| Brief |
Begin at the first line of the data and copy each line through the one containing "const plotL = 157, plotR", that line included, with no pictures.

| Supplied material |
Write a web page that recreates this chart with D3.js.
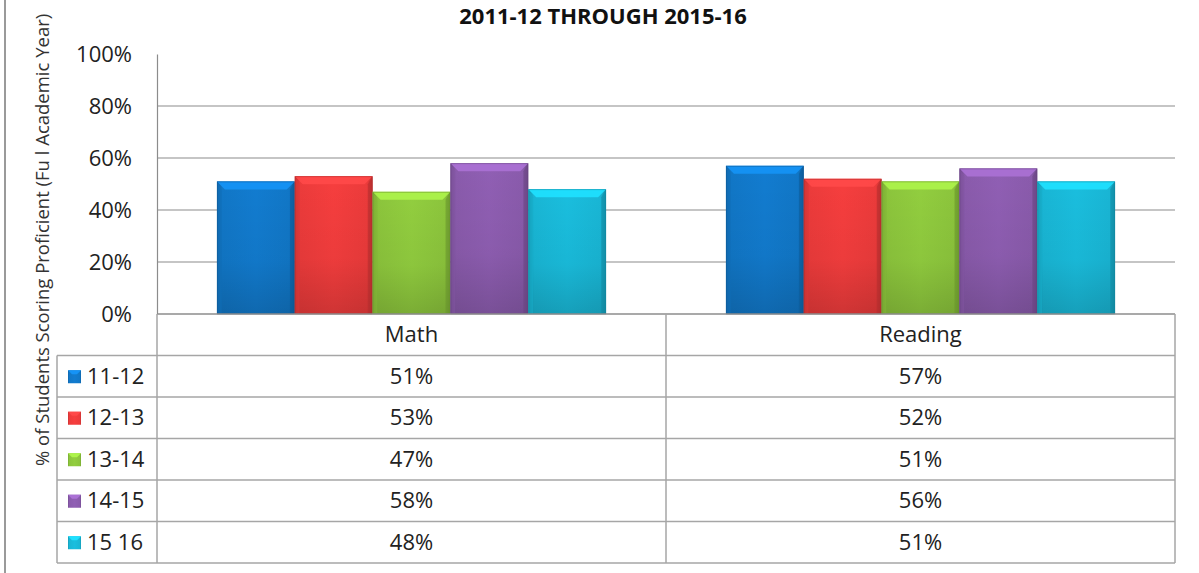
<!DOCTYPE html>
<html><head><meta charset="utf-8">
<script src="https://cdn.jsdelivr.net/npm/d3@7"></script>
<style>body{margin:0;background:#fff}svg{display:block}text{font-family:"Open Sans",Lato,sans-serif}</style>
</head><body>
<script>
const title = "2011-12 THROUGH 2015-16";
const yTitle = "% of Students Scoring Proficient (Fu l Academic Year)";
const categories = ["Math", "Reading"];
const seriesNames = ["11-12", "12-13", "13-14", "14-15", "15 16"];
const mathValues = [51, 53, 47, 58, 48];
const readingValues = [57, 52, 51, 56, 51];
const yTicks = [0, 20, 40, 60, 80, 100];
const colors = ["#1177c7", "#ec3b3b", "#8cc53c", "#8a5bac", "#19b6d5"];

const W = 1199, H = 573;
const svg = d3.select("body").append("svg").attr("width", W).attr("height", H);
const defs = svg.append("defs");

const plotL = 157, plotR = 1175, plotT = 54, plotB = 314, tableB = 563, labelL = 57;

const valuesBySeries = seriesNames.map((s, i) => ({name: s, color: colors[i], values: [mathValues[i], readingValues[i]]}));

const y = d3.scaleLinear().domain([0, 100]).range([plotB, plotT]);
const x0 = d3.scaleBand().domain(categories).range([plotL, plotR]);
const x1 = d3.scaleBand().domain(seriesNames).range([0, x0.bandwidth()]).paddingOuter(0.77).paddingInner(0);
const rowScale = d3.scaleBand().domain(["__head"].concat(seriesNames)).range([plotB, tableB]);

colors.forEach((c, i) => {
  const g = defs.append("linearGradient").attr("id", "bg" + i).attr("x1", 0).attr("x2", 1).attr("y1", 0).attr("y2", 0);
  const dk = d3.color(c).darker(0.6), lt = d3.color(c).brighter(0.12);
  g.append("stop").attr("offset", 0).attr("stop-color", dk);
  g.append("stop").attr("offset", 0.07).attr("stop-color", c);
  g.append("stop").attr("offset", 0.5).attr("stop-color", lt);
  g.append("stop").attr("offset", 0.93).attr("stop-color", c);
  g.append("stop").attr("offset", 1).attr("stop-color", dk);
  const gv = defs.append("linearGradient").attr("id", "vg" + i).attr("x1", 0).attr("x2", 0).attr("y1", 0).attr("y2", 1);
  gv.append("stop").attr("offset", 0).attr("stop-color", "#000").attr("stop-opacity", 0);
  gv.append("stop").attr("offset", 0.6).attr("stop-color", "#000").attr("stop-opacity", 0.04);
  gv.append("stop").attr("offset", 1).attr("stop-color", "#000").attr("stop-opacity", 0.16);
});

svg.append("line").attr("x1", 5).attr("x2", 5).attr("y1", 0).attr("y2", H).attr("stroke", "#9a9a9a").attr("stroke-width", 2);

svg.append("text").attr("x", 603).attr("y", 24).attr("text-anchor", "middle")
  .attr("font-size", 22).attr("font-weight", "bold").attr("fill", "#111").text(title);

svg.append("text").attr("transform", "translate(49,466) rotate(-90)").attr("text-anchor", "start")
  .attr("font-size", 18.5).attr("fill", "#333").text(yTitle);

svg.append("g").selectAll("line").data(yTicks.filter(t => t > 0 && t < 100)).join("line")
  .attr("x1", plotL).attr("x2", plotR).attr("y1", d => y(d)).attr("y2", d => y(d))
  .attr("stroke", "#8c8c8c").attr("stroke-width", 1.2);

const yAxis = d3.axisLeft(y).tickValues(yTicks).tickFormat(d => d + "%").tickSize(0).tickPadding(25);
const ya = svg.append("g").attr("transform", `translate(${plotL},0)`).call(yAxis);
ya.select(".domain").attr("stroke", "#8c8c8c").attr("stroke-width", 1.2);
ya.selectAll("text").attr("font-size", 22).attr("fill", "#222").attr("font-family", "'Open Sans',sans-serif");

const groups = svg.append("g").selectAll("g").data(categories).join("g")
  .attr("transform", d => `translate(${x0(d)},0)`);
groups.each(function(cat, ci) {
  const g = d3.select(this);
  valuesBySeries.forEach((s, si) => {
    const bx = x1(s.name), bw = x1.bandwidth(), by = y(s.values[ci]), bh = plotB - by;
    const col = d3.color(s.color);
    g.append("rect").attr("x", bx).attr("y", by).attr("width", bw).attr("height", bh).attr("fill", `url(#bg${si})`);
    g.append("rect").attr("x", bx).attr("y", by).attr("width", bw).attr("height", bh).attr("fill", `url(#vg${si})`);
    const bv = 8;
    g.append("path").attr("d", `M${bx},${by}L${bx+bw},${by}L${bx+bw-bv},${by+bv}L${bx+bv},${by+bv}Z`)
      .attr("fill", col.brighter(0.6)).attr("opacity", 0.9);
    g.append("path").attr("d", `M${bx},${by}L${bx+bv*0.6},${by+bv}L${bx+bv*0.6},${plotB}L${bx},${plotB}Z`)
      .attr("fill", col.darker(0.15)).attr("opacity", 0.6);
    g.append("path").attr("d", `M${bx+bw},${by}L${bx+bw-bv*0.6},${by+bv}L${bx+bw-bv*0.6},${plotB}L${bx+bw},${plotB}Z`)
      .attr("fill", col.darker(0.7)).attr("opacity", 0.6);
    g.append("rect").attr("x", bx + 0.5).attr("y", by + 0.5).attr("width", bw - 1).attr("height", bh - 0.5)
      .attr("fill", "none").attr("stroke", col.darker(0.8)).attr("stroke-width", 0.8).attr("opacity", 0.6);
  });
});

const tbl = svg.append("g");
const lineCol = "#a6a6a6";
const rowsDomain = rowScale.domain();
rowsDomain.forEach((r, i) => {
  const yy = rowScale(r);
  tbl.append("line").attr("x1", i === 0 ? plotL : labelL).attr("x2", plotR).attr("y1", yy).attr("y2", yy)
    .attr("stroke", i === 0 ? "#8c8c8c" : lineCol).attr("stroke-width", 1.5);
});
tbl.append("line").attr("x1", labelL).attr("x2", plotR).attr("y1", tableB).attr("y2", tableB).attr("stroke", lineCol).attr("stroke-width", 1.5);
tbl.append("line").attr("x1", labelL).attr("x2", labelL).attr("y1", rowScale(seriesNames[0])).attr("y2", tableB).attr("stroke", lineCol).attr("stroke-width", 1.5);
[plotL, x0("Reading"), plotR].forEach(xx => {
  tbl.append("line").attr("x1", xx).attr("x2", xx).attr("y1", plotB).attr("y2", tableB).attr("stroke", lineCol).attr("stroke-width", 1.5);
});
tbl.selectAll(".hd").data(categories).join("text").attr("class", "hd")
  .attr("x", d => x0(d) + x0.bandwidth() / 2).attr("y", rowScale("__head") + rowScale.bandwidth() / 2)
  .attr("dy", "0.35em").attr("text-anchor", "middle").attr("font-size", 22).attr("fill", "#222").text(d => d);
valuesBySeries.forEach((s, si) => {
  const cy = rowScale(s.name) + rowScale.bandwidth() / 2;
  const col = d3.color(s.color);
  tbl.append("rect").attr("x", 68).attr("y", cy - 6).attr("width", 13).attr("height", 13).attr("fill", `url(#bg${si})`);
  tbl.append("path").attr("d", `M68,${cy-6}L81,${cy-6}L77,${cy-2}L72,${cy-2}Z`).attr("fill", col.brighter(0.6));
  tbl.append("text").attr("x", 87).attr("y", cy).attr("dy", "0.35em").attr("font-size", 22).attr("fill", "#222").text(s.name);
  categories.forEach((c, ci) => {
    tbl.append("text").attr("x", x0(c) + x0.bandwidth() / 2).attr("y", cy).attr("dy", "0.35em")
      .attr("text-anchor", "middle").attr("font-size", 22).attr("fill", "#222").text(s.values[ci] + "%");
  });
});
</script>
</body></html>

| Problem solution |
Write a web page that recreates this chart with D3.js.
<!DOCTYPE html>
<html><head><meta charset="utf-8">
<script src="https://cdn.jsdelivr.net/npm/d3@7"></script>
<style>body{margin:0;background:#fff}svg{display:block}text{font-family:"Open Sans",Lato,sans-serif}</style>
</head><body>
<script>
const title = "2011-12 THROUGH 2015-16";
const yTitle = "% of Students Scoring Proficient (Fu l Academic Year)";
const categories = ["Math", "Reading"];
const seriesNames = ["11-12", "12-13", "13-14", "14-15", "15 16"];
const mathValues = [51, 53, 47, 58, 48];
const readingValues = [57, 52, 51, 56, 51];
const yTicks = [0, 20, 40, 60, 80, 100];
const colors = ["#1177c7", "#ec3b3b", "#8cc53c", "#8a5bac", "#19b6d5"];

const W = 1199, H = 573;
const svg = d3.select("body").append("svg").attr("width", W).attr("height", H);
const defs = svg.append("defs");

const plotL = 157, plotR = 1175, plotT = 54, plotB = 314, tableB = 563, labelL = 57;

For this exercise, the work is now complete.